OBIT: Paul Kantner (1941-2016)

Paul Kantner, who evolved as the driving force behind first Jefferson Airplane, and subsequently Jefferson Starship (not The Starship, mind you) has passed away at the age of 74.

It is hard for me to believe that almost six years ago I posted this piece right here on the Remnants as I declared the Airplane the best rock band of the San Francisco psychedelic era. That article was on the passing of drummer Joey Covington, and sadly, now it is Kantner.

It is cool that Peter already published Have You Seen the Stars Tonight?, for that was the first song I thought of posting for Kantner, but there are certainly a zillion more I love.

I was lucky enough to live in the Bay Area during the heyday of the SF bands, so I got to see the Airplane more than a few times, even at Winterland, with the Dead, Big Brother, and Quicksilver. Good as those other bands were, the Airplane were easily my fave.

For starters, this clip of Crown of Creation, from The Smothers Brothers Show in 1968, is emblematic of the band–which did feature three singers unlike most bands at the time–in their flower power heyday. (Note that Paul plays a Rickenbacker!)

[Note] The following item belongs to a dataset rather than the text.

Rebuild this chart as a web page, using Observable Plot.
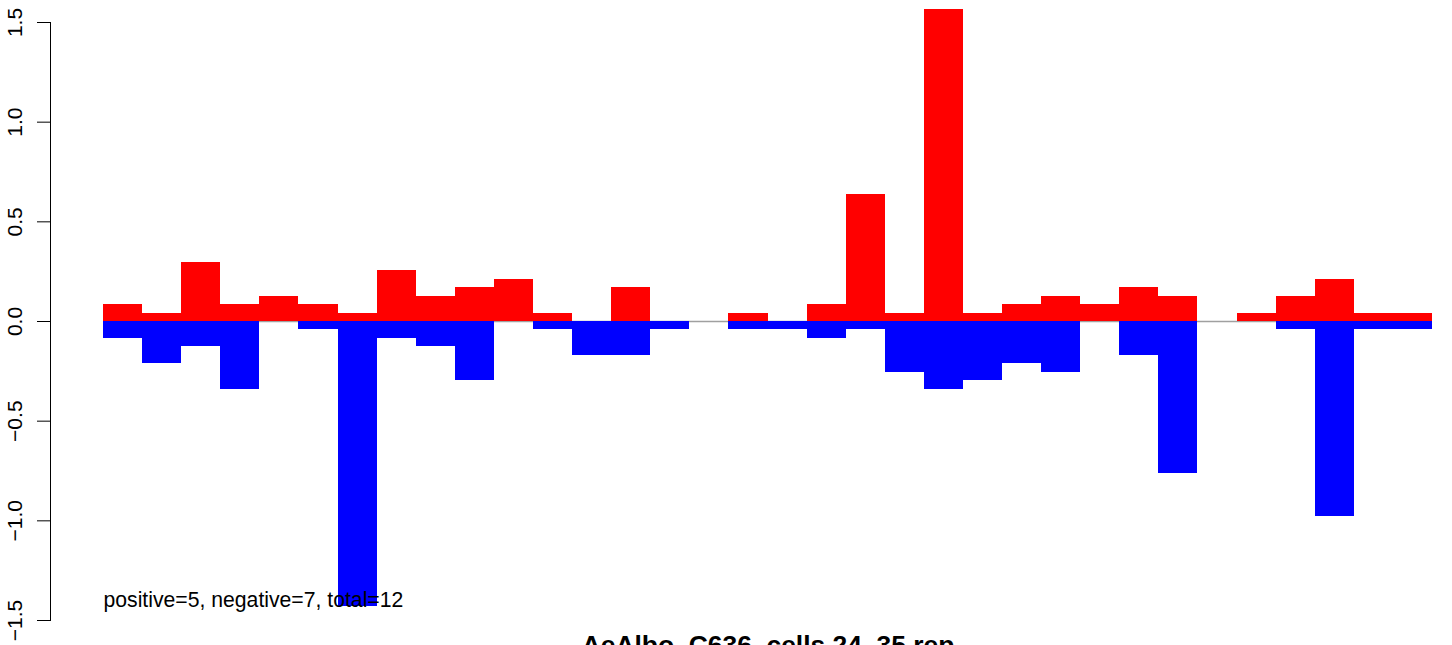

It was largely Kantner’s vision that pushed the band through five great studio albums along with a killer live one before the metamorphosis into Jefferson Starship,

Kantner was soft-spoken, but equally outspoken with respect to the causes of the left, but he was ultimately a musician and artist whose band left a significant body of great work.

Like this fantastic treatment of the traditional song, Good Shepherd from Volunteers, performed at the Fillmore East in 1969.


But, my favorite moment of Kantner occurred in 1981, when U2 first was gaining a buzz. I went to see the up-and-coming Irish band, and who should be sitting behind me at a little table, all by his lonesome, but Paul Kantner?

I will leave with two treatments of Fred Neil’s The Other Side of this Life. This first is the band, interrupted during play at the infamous Altamont gig in which Kantner, clearly the leader of the band confronts Hell’s Angel Ralph “Sonny” Barger.

But, this second treatment, from the wonderful live Bless Its Pointed Little Head just fucking smokes.

I will see the stars tonight Paul, and will see you among them.

2 thoughts on “OBIT: Paul Kantner (1941-2016)

  1. Watched the Smothers Brothers video and it amazes me how much of this wonderful band who hit my radar within the past six months I see in there. (I’ve seen Ruby The Hatchet three times since September.) Especially similar are the male/female dual vocals. The words probably not so much, but who cares about words anyway?

    So, I’m trying to figure out whether or not Paul Kantner was part of “We Built This City” or not. Finding points for and against, but nothing definitive. I sure hope not; the afterlife will go a lot easier on him.

    Anyway, here’s the video. The long intro (not on the CD) works a lot better live than here, so feel free to skip two minutes in to get to the actual song:

  2. Paul was, as noted on Peter’s post, not in the band for city.

    He did not like the direction of the band, quit, and took the “Jefferson” part of the moniker with to make the point.